# WHAT YOU HAVE TO DO
Only the lines from the one with "Write the matplotlib code for this chart." to the one with "hours_kit = list(range(8, 33))", both included, should be output, without any images.

[Excerpt from a dataset]
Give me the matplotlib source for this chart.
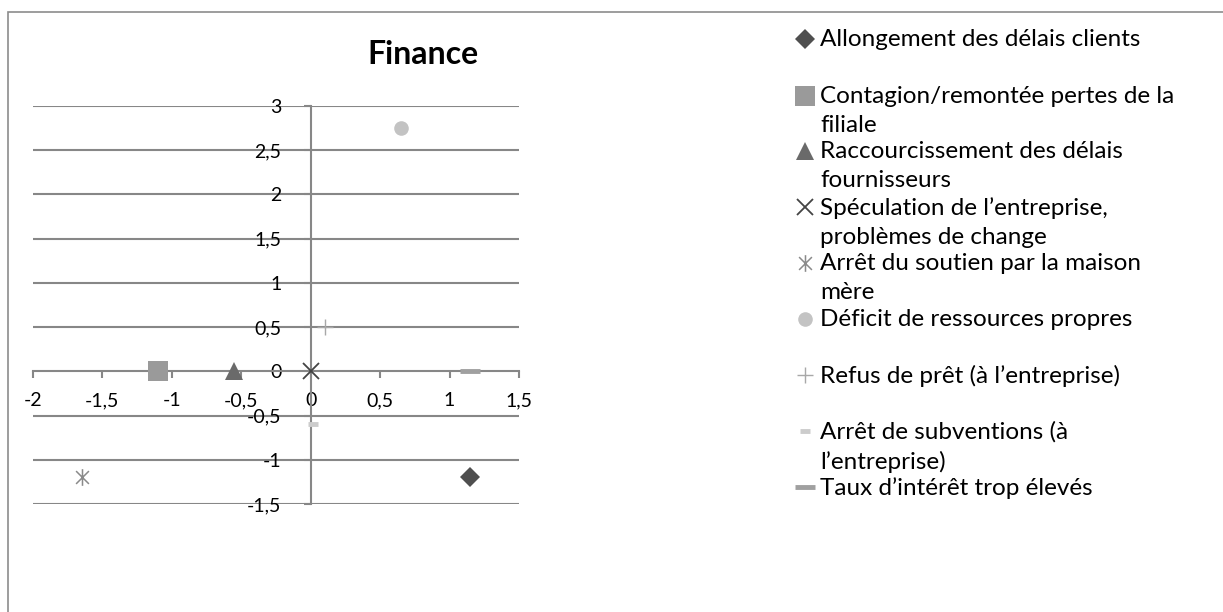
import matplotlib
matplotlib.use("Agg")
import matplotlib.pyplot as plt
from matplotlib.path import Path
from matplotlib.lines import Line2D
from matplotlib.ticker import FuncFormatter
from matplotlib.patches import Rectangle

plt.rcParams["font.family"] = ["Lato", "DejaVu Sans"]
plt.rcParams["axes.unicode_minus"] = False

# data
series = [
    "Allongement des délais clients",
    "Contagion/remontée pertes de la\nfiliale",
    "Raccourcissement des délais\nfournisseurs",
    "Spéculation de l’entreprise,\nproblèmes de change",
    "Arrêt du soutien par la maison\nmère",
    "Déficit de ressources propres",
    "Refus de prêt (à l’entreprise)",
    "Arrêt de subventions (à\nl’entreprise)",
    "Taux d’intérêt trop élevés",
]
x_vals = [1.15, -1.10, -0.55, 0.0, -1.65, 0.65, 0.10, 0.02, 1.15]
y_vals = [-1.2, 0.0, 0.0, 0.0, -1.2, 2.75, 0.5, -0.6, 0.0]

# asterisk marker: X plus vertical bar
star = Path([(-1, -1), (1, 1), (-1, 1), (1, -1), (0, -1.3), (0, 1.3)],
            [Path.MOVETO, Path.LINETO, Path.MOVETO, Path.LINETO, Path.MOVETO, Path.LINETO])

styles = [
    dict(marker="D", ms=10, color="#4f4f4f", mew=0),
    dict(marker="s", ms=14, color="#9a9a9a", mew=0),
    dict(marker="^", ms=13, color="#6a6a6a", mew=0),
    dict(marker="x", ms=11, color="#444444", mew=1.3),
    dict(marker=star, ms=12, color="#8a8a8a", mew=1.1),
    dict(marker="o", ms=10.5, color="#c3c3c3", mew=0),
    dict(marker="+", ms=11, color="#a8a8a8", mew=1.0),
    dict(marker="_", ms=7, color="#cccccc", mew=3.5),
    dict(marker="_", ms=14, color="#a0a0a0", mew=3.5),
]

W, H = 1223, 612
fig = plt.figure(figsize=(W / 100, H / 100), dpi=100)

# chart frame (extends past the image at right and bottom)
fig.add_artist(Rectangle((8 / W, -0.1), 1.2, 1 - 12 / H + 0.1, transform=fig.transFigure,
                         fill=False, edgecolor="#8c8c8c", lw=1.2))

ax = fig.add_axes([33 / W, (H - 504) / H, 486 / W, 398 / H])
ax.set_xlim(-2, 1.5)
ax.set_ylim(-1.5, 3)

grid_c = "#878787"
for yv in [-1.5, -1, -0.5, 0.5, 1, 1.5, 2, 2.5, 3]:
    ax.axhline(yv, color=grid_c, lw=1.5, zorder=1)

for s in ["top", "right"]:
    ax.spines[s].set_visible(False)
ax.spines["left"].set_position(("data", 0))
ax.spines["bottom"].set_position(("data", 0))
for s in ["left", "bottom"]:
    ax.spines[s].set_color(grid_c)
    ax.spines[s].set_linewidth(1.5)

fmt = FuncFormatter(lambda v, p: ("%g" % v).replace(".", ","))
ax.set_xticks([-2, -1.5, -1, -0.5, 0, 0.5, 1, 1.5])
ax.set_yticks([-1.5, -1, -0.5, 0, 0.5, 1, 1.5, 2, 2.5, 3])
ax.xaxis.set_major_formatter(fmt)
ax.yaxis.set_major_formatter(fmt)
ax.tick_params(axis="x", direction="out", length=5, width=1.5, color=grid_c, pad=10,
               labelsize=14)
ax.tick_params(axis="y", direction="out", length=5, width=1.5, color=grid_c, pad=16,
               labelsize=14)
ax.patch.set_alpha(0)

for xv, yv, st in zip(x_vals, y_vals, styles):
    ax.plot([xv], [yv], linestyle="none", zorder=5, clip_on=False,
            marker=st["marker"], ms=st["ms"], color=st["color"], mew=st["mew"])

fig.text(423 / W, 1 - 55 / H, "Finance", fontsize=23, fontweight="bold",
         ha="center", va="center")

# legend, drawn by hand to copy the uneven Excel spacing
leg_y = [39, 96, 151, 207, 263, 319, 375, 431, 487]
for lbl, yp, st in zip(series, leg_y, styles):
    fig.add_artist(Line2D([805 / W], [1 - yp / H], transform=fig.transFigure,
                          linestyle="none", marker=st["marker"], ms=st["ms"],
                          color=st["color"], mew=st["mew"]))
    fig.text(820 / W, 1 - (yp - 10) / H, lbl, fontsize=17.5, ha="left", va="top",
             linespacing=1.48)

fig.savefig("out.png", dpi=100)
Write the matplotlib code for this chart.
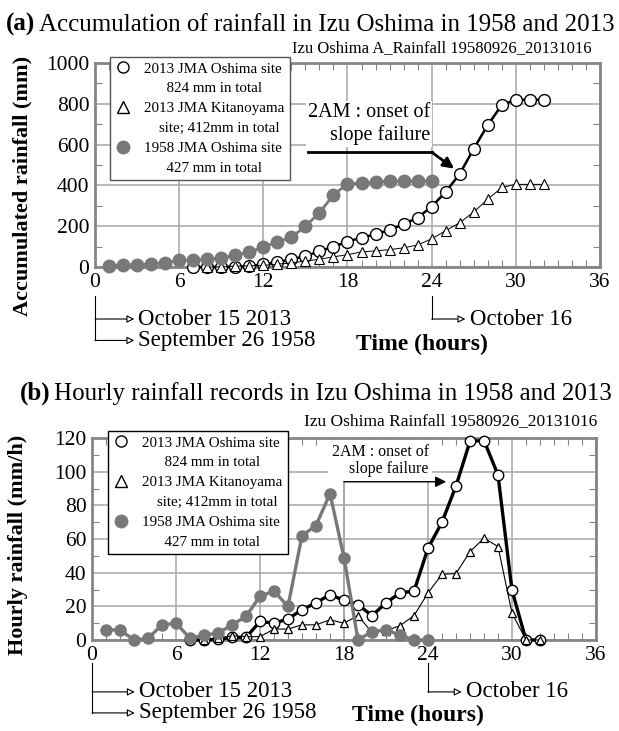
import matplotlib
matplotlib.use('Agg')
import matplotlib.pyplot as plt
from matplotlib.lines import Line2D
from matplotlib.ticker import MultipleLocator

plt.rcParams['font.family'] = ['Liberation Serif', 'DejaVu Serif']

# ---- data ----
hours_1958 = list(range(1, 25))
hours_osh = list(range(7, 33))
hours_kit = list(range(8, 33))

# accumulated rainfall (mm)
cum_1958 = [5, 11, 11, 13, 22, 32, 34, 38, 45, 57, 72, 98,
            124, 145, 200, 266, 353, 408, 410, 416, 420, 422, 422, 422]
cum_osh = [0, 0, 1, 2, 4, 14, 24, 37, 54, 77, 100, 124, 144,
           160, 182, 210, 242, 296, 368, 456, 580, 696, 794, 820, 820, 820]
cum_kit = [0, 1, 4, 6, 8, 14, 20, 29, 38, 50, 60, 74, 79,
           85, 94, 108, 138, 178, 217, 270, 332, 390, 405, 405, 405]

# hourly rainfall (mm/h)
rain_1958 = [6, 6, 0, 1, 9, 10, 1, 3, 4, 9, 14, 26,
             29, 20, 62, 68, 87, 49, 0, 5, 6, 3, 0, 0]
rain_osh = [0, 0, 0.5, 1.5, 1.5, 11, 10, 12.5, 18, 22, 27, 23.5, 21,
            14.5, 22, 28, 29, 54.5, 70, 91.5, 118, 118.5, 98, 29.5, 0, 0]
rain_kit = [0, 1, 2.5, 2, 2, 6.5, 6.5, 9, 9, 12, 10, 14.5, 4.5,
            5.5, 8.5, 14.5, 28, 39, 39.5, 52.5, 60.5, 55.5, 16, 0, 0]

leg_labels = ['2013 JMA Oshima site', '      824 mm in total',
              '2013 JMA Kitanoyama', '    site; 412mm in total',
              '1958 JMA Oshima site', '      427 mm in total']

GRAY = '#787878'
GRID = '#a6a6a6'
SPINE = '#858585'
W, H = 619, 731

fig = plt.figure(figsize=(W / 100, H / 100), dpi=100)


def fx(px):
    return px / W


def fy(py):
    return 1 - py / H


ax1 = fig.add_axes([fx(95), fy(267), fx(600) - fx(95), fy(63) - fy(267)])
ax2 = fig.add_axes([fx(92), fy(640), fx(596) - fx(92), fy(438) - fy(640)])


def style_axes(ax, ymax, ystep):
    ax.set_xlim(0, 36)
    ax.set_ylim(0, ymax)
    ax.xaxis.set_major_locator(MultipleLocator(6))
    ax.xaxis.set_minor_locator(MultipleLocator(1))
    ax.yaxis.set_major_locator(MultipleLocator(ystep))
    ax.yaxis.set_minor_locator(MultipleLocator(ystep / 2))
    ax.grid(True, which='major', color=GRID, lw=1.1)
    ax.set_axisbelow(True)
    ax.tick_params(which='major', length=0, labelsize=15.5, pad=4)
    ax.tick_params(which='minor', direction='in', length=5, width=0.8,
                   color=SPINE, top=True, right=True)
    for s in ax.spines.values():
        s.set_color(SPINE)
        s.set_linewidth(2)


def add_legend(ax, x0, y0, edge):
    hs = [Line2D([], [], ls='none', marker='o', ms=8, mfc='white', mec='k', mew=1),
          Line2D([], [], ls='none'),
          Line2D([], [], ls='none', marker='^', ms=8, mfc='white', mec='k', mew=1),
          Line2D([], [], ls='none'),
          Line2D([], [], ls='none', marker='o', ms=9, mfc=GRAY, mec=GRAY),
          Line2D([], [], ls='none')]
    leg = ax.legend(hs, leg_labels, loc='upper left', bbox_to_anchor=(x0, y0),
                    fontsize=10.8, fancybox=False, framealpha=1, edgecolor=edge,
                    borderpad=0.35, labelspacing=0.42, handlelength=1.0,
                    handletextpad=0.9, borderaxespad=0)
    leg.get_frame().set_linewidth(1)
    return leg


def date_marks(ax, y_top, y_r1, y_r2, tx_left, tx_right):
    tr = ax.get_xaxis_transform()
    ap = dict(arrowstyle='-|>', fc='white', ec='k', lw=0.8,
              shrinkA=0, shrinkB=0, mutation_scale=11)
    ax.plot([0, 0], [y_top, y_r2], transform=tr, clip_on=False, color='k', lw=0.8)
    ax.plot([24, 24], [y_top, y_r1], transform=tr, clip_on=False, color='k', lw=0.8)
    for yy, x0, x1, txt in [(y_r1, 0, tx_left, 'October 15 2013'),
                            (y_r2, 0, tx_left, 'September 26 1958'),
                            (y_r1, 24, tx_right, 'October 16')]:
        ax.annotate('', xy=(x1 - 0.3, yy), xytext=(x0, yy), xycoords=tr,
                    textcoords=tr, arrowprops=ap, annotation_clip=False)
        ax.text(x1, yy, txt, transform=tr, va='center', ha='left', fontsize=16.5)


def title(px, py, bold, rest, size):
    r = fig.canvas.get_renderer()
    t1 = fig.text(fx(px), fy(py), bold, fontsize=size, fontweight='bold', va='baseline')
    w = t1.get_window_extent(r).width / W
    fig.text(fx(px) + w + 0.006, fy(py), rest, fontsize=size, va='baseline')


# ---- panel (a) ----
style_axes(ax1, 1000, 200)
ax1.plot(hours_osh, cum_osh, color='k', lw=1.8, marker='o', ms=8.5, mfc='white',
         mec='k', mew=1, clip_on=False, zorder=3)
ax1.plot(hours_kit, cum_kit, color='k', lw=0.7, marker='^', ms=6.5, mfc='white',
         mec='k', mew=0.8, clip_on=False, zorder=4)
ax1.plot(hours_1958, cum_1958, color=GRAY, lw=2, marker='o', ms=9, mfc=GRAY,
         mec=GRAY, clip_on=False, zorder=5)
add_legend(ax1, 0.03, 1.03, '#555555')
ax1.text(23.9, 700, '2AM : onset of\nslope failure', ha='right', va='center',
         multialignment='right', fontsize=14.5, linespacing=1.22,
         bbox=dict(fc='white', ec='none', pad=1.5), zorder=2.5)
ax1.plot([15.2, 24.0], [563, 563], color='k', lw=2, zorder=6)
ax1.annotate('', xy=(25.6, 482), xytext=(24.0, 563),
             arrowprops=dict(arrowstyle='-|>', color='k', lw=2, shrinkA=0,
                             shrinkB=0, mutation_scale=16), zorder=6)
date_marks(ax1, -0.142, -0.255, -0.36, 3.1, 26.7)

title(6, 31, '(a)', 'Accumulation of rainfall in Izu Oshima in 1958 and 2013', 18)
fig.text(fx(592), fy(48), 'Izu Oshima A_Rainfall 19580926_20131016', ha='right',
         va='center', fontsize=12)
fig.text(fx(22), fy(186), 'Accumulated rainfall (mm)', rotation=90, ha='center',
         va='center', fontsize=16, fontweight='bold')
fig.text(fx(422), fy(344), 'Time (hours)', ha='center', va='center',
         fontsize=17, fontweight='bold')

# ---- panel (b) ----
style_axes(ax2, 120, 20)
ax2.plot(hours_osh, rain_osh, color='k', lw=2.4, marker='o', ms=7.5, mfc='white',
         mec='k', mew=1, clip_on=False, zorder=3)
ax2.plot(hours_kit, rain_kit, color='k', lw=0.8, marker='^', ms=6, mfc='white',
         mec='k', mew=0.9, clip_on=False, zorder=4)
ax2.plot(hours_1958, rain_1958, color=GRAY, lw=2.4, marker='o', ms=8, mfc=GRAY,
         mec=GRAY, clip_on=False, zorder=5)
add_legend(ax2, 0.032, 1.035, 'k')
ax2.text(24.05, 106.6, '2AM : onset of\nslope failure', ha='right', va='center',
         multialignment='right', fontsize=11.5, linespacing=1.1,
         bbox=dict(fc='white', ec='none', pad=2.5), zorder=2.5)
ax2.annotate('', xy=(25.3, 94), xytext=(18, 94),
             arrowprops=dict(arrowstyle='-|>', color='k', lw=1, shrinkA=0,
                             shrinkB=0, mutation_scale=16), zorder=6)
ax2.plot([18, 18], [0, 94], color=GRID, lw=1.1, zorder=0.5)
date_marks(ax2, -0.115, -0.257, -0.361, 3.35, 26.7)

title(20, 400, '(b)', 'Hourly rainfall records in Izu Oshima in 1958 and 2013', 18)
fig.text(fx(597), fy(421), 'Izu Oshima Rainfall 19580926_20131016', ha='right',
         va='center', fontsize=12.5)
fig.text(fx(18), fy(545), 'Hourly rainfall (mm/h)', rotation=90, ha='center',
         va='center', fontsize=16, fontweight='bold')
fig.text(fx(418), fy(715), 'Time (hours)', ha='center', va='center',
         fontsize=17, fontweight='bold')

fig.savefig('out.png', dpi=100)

# EXERCISE SOLUTION
Write the matplotlib code for this chart.
import matplotlib
matplotlib.use('Agg')
import matplotlib.pyplot as plt
from matplotlib.lines import Line2D
from matplotlib.ticker import MultipleLocator

plt.rcParams['font.family'] = ['Liberation Serif', 'DejaVu Serif']

# ---- data ----
hours_1958 = list(range(1, 25))
hours_osh = list(range(7, 33))
hours_kit = list(range(8, 33))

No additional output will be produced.